The team from William and Mary’s Thomas Jefferson Program in Public Policy (TJPPP) forecasts that during the next 23 years, as Corporate Average Fuel Economy (CAFE) standards rise, gasoline consumption will decline.
This will lead to a drop in gas tax payments to the federal Highway Trust Fund (HTF), the highway program’s primary funding source. Failing to change the existing tax structure while maintaining current investment will cause the HTF’s account to incur a $365.5 billion deficit throughout the next 23 years, the study concludes.
The highway program is already in bad shape. Although it has been self-sustaining for many years thanks to the gas tax and other user fees, declining revenues have made transfers from the general budget necessary to prevent road and bridge spending cuts. Myriad studies have shown that merely maintaining current spending is insufficient to build the infrastructure our growing economy needs. One report by the Texas Transportation Institute found that traffic congestion, resulting in large part from inadequate capacity, costs the country more than $100 billion per year in wasted time and fuel.
“HTF revenues are inadequate to support today’s road and bridge spending levels, which are already well below what’s needed to maintain the interstate system’s performance,” said Christian Klein, vice president of government affairs for Associated Equipment Distributors (AED), which sponsored the research, in a written statement. “As part of the broader tax and budget reform debate, Congress needs to do something bold to put the program back on solid fiscal footing.”
The William and Mary study offers a few possible solutions. The gas tax was last increased — to 18.4 cents per gallon — in 1993. The research team determined that restoring the gas tax’s 1993 spending power by raising it to 25 cents and indexing it for future inflation would raise $167 billion above current baseline spending requirements over the next two decades. The study also examined ways to implement a vehicle mileage-based user fee.
“We hope Congress will take these findings to heart and act quickly to identify new and expanded revenue streams for the road program,” AED President and CEO Toby Mack said. “Highways are the arteries of commerce, and the arteries are clogged. The longer lawmakers wait to tackle the problem, the worse it’ll get, and the harder it’ll be to fix.”

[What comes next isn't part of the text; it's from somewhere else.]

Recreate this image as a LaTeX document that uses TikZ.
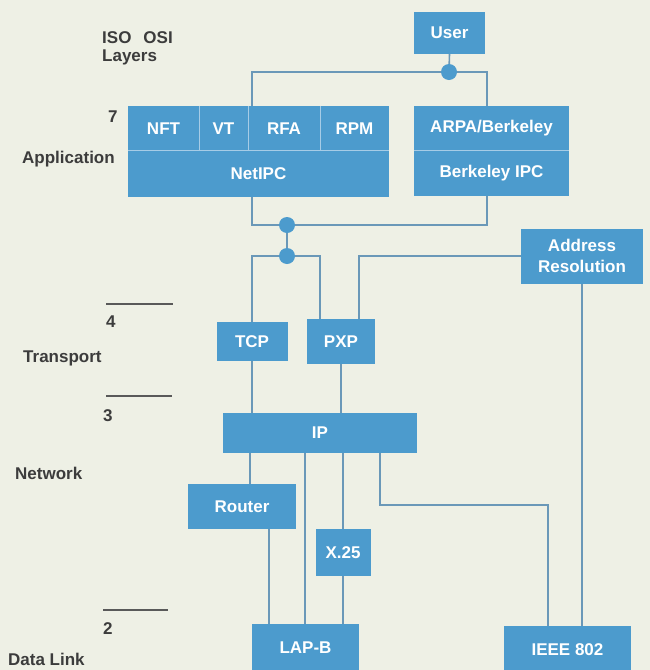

American Road & Transportation Builders Association (ARTBA) President & CEO Pete Ruane said in a written statement commenting on the Texas Transportation Institute’s “Urban Mobility Report” that “Washington, D.C., has the dubious distinction of being number one in two areas. It is the capital of partisan gridlock, and now traffic gridlock.”

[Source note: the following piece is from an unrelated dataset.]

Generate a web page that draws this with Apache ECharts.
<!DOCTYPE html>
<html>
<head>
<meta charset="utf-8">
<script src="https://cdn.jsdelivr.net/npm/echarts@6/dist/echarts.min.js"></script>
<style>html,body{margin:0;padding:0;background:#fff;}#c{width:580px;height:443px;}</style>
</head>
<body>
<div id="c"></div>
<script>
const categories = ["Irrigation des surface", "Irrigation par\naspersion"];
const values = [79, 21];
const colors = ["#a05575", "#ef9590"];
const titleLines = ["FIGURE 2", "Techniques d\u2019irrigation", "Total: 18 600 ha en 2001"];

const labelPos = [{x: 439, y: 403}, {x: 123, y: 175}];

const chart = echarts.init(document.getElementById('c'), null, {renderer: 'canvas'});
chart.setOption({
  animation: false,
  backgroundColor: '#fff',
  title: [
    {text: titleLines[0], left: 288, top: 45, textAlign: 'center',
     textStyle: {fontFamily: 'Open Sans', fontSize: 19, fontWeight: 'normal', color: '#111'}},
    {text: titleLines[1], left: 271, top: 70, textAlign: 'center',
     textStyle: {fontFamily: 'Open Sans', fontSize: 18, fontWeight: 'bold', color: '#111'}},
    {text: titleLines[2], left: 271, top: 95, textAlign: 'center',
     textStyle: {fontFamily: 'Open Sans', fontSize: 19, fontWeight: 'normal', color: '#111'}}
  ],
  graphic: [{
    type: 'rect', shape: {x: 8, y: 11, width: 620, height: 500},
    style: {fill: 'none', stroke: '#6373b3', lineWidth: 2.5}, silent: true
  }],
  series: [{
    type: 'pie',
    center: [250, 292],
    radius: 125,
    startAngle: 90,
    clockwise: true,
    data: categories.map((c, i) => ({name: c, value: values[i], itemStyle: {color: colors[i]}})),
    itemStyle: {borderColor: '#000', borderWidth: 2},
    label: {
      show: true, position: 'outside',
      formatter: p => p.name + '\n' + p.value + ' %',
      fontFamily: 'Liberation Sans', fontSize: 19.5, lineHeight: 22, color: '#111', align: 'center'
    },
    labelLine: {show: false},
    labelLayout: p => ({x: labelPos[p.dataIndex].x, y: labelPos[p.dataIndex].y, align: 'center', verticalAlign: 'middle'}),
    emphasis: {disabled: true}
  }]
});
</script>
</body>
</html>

Ruane says the finding in the Texas Transportation Institute report that America’s transportation network is “more unreliable isn’t a surprise to the millions of motorists who slog through bumper-to-bumper traffic in cities of all sizes, or to the businesses attempting to move their goods and services.”
However, the real news is the projection that traffic congestion costs will balloon another 65 percent by 2020 if the status quo is maintained. “The number of hours of lost time will also skyrocket 55 percent,” Ruane says.
“While we may have to accept deadlocked politicians, there are ways to get Americans moving again,” he adds. “Robust new investments aimed at creating additional highway and public transit capacity, and providing more travel options, could help accelerate economic recovery and better prepare the nation for the 21st century mobility challenges that come with it.”